After extensive debate, the New York State Senate approved the legislation Friday night by a vote of 33 to 29, as two previously undecided Republican lawmakers cast the deciding votes in favor of the law. The Democrat-controlled state Assembly, which approved a different version of the law last week, is now expected to approve the new version and Governor Andrew Cuomo is expected to sign the legislation into law.

When the final approval is given, New York would become the sixth U.S. state where gay couples can wed, and by far the largest. Gay couples would be able to begin marrying in the state within 30 days.

New York could become a magnet for such marriages because the state has no residency requirement for obtaining a marriage license.

Activists consider New York's approval particularly significant since it is the third largest U.S. state and because of New York City's international stature. The city also is considered to be the birthplace of the gay rights movement, with the Stonewall riots in the city's Greenwich Village community in 1969.

The state Senate debate over the last several days centered on providing legal protections for religious groups opposed to same-sex marriages that feared they would be sued for discrimination if they refused to allow their facilities to be used for gay weddings. The lawmakers agreed on language allowing religious organizations to refuse to perform such marriages or provide space for them.

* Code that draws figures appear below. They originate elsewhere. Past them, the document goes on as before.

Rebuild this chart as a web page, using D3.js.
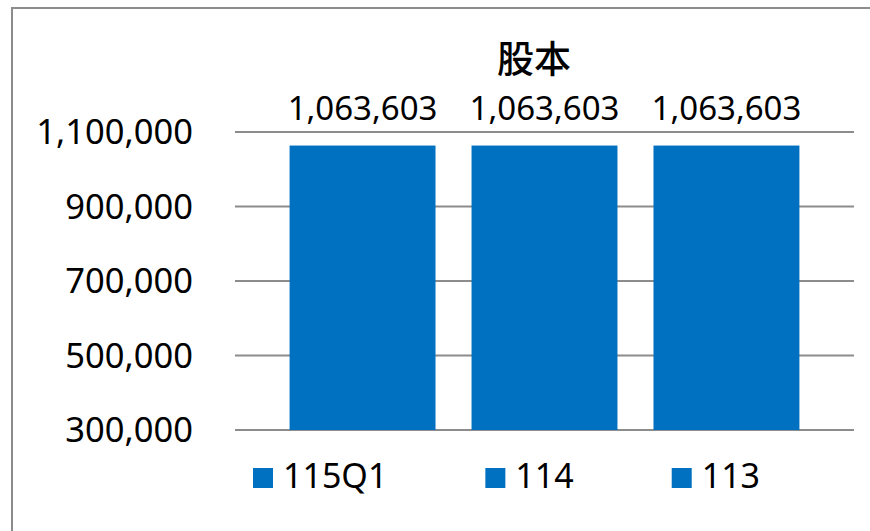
<!DOCTYPE html>
<meta charset="utf-8">
<style>

body {
  margin: 0;
  background: #fff;
}

text {
  font-family: "Noto Sans", "Noto Sans CJK TC", sans-serif;
  fill: #000;
}

.grid line {
  stroke: #8c8c8c;
  stroke-width: 2px;
}

.frame {
  fill: none;
  stroke: #8c8c8c;
  stroke-width: 2px;
}

</style>
<body>
<script src="https://d3js.org/d3.v7.min.js"></script>
<script>

var title = "股本";
var series = ["115Q1", "114", "113"];
var values = [1063603, 1063603, 1063603];
var yTicks = [300000, 500000, 700000, 900000, 1100000];

var width = 870,
    height = 531;

var svg = d3.select("body").append("svg")
    .attr("width", width)
    .attr("height", height);

// outer frame, its right and bottom edges sit outside the window
svg.append("rect")
    .attr("class", "frame")
    .attr("x", 12)
    .attr("y", 8)
    .attr("width", width + 20)
    .attr("height", height + 20);

var fmt = d3.format(",");

var x = d3.scaleBand()
    .domain(series)
    .range([235, 854])
    .paddingInner(0.198)
    .paddingOuter(0.3);

var y = d3.scaleLinear()
    .domain([300000, 1100000])
    .range([430, 132]);

var grid = svg.append("g")
    .attr("class", "grid");

grid.selectAll("line")
    .data(yTicks)
  .enter().append("line")
    .attr("x1", 235)
    .attr("x2", 854)
    .attr("y1", function(d) { return y(d); })
    .attr("y2", function(d) { return y(d); });

svg.append("g").selectAll("text")
    .data(yTicks)
  .enter().append("text")
    .attr("x", 193)
    .attr("y", function(d) { return y(d) + 12; })
    .attr("text-anchor", "end")
    .style("font-size", "34.5px")
    .text(fmt);

svg.append("g").selectAll("rect")
    .data(values)
  .enter().append("rect")
    .attr("x", function(d, i) { return x(series[i]); })
    .attr("y", function(d) { return y(d); })
    .attr("width", x.bandwidth())
    .attr("height", function(d) { return y(300000) - y(d); })
    .attr("fill", "#0070c0");

svg.append("g").selectAll("text")
    .data(values)
  .enter().append("text")
    .attr("x", function(d, i) { return x(series[i]) + x.bandwidth() / 2; })
    .attr("y", 120)
    .attr("text-anchor", "middle")
    .style("font-size", "33px")
    .text(fmt);

svg.append("text")
    .attr("x", 534)
    .attr("y", 73)
    .attr("text-anchor", "middle")
    .style("font-family", "'Noto Sans CJK TC', sans-serif")
    .style("font-weight", 500)
    .style("font-size", "37px")
    .text(title);

// legend, items laid out one after another like Excel does
var legend = svg.append("g");
var lx = 253;
series.forEach(function(s) {
  legend.append("rect")
      .attr("x", lx)
      .attr("y", 468)
      .attr("width", 20)
      .attr("height", 20)
      .attr("fill", "#0070c0");
  var t = legend.append("text")
      .attr("x", lx + 30)
      .attr("y", 488)
      .style("font-size", "34px")
      .text(s);
  lx = lx + 30 + t.node().getComputedTextLength() + 98;
});

</script>
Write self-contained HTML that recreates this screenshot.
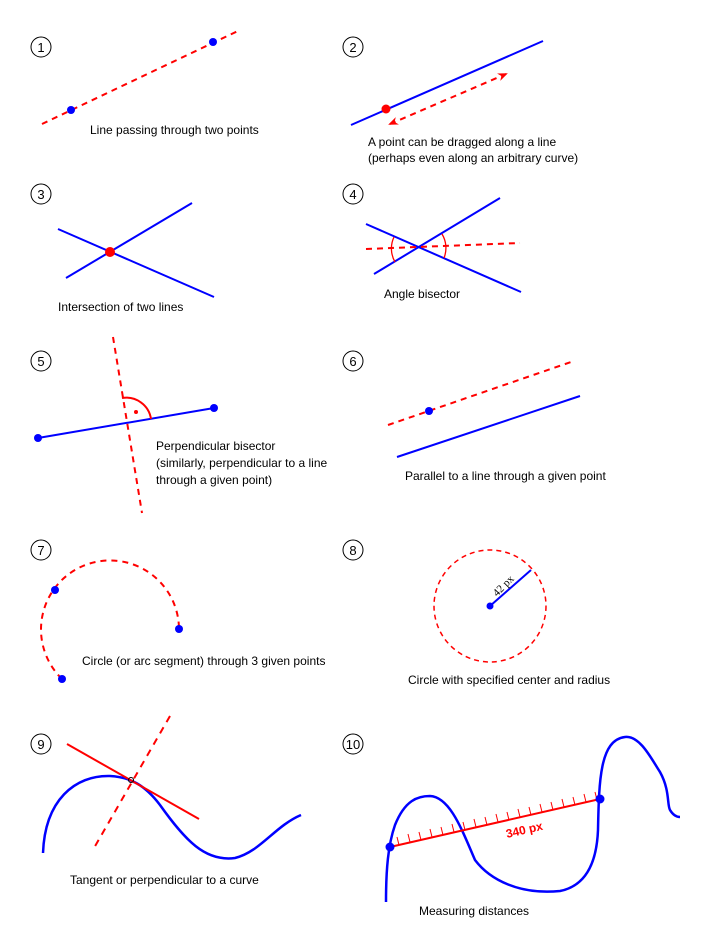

One of the pivotal Republicans, State Senator Stephen Saland, had voted against a similar bill two years ago, but on Friday pledged the deciding vote in favor the law. He called his change of heart “a vote of conscience” and said he was “doing the right thing.”

Gay couples in the legislative gallery wept as they listened to his speech.

When the New York law is enacted, the state will join Vermont, New Hampshire, Connecticut, Massachusetts, Iowa and Washington, D.C. in allowing gay couples to marry.

The legislative debate coincided with President Barack Obama's speech Thursday before a group of gay rights supporters at a campaign fundraising event in New York City.

Mr. Obama told the crowd that gay couples deserve the same legal rights as any other couple in this country, but he did not fully endorse same-sex marriage. The president has upset gay rights activists for his support of civil unions over marriage, but recently said his views on the matter are “evolving.”

Mr. Obama defended his administration's record on gay rights, including repealing the ban on homosexuals serving in the military, and ordering the Justice Department to stop defending a law that narrowly defines marriage as that between a man and a woman.